David Schaefer, director of the Trafalgar Property Management Group, warns that the consequences may be dire unless a body corporate has adequately catered for the possibility of lift failure.
Lifts are very expensive electronic installations, which must be constantly maintained in order to function efficiently, even if electricity supply is not an issue, says Schaefer.
“The question often raised by sectional title owners is whether they have any recourse in the event of lift failure be it for maintenance or due to electricity outages,” he says.

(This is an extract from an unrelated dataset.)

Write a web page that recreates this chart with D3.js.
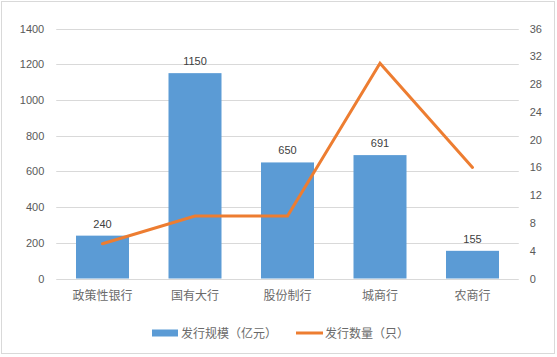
<!DOCTYPE html>
<html><head><meta charset="utf-8">
<script src="https://cdn.jsdelivr.net/npm/d3@7"></script>
<style>body{margin:0;background:#fff}</style>
</head><body>
<script>
const categories = ["政策性银行","国有大行","股份制行","城商行","农商行"];
const scaleValues = [240,1150,650,691,155];
const countValues = [5,9,9,31,16];
const leftTicks = [0,200,400,600,800,1000,1200,1400];
const rightTicks = [0,4,8,12,16,20,24,28,32,36];
const legendLabels = ["发行规模（亿元）","发行数量（只）"];

const W=557,H=357;
const svg=d3.select("body").append("svg").attr("width",W).attr("height",H);
svg.append("rect").attr("x",1.5).attr("y",1.5).attr("width",553).attr("height",352)
  .attr("fill","#fff").attr("stroke","#D9D9D9");
const L=56.25,R=518.75,T=28.5,B=278.5;
const x=d3.scaleBand().domain(categories).range([L,R]).paddingInner(0.427).paddingOuter(0.2135);
const yL=d3.scaleLinear().domain([0,1400]).range([B,T]);
const yR=d3.scaleLinear().domain([0,36]).range([B,T]);
const font="'Liberation Sans', Arial, sans-serif";
const cjk="'Noto Sans CJK SC', sans-serif";

// gridlines
svg.append("g").selectAll("line").data(leftTicks).join("line")
  .attr("x1",L).attr("x2",R).attr("y1",d=>Math.round(yL(d))+0.5).attr("y2",d=>Math.round(yL(d))+0.5)
  .attr("stroke","#D9D9D9").attr("stroke-width",1);

// left axis
const gl=svg.append("g").attr("transform",`translate(${L},0)`)
  .call(d3.axisLeft(yL).tickValues(leftTicks).tickFormat(d3.format("d")).tickSize(0).tickPadding(12));
gl.select(".domain").remove();
gl.selectAll("text").attr("font-family",font).attr("font-size",11).attr("fill","#595959");
// right axis
const gr=svg.append("g").attr("transform",`translate(${R},0)`)
  .call(d3.axisRight(yR).tickValues(rightTicks).tickFormat(d3.format("d")).tickSize(0).tickPadding(11));
gr.select(".domain").remove();
gr.selectAll("text").attr("font-family",font).attr("font-size",11).attr("fill","#595959");

// bars
svg.append("g").selectAll("rect").data(categories).join("rect")
  .attr("x",d=>x(d)).attr("width",x.bandwidth())
  .attr("y",(d,i)=>yL(scaleValues[i])).attr("height",(d,i)=>B-yL(scaleValues[i]))
  .attr("fill","#5B9BD5");
// bar labels
svg.append("g").selectAll("text").data(categories).join("text")
  .attr("x",d=>x(d)+x.bandwidth()/2).attr("y",(d,i)=>yL(scaleValues[i])-8)
  .attr("text-anchor","middle").attr("font-family",font).attr("font-size",11).attr("fill","#404040")
  .text((d,i)=>scaleValues[i]);

// line
const line=d3.line().x((d,i)=>x(categories[i])+x.bandwidth()/2).y(d=>yR(d));
svg.append("path").datum(countValues).attr("d",line).attr("fill","none")
  .attr("stroke","#ED7D31").attr("stroke-width",3).attr("stroke-linejoin","miter").attr("stroke-linecap","round");

// category labels
svg.append("g").selectAll("text").data(categories).join("text")
  .attr("x",d=>x(d)+x.bandwidth()/2).attr("y",300)
  .attr("text-anchor","middle").attr("font-family",cjk).attr("font-size",12).attr("fill","#6a6a6a")
  .text(d=>d);

// legend
const lg=svg.append("g");
lg.append("rect").attr("x",152).attr("y",329.5).attr("width",26).attr("height",7).attr("fill","#5B9BD5");
lg.append("text").attr("x",181).attr("y",337.5).attr("font-family",cjk).attr("font-size",12).attr("fill","#6a6a6a").text(legendLabels[0]);
lg.append("line").attr("x1",296).attr("x2",323).attr("y1",333).attr("y2",333).attr("stroke","#ED7D31").attr("stroke-width",3);
lg.append("text").attr("x",325).attr("y",337.5).attr("font-family",cjk).attr("font-size",12).attr("fill","#6a6a6a").text(legendLabels[1]);
</script>
</body></html>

An elderly person on the 22nd floor of a building may be stranded for days in the event of lift failure. This becomes even more serious in the event of a heart attack or other medical emergency where medics will have great difficulty in transporting a person in need of critical care, with no lift.
“Every building should have a lift maintenance plan in place, including contracts with established companies and a special reserve to cater for this expense. Anyone moving into a block with lifts should ensure this is in place before considering signing any offers to purchase.”
The installation of generators in blocks over 10 storeys high is another important precaution given the state of electricity supply in the country.
“Sectional title owners need to ensure that the necessary provisions are made, as trying to make a plan or take the body corporate to task after the fact is very difficult although not impossible.”
Schaefer highlights a landmark case involving lifts where the court filed in favour of an occupant in the late 1980s. The case involved an elderly lady living in a building in Johannesburg who stepped into the building’s lift. Due to the lift floor not being level with the landing, she tripped and in the process injured herself fairly badly.
To cover her substantial medical expenses she issued a summons against the body corporate claiming damages as a result of their failure to ensure that the lift was properly managed and did not stop flush with the floor of the building.
The body corporate paid dearly for this mistake.
One of the results of this case was the appearance of large signs both inside and outside buildings warning of the possible dangers of lift usage, and indemnifying the body corporate against injury or loss.
“Lifts are an important issue as there are virtually no buildings higher than three storeys that don’t have one,” says Schaefer. “New and existing owners must do their home-work and ensure that this matter is in hand, before resting easy in a unit on the upper levels of any building.”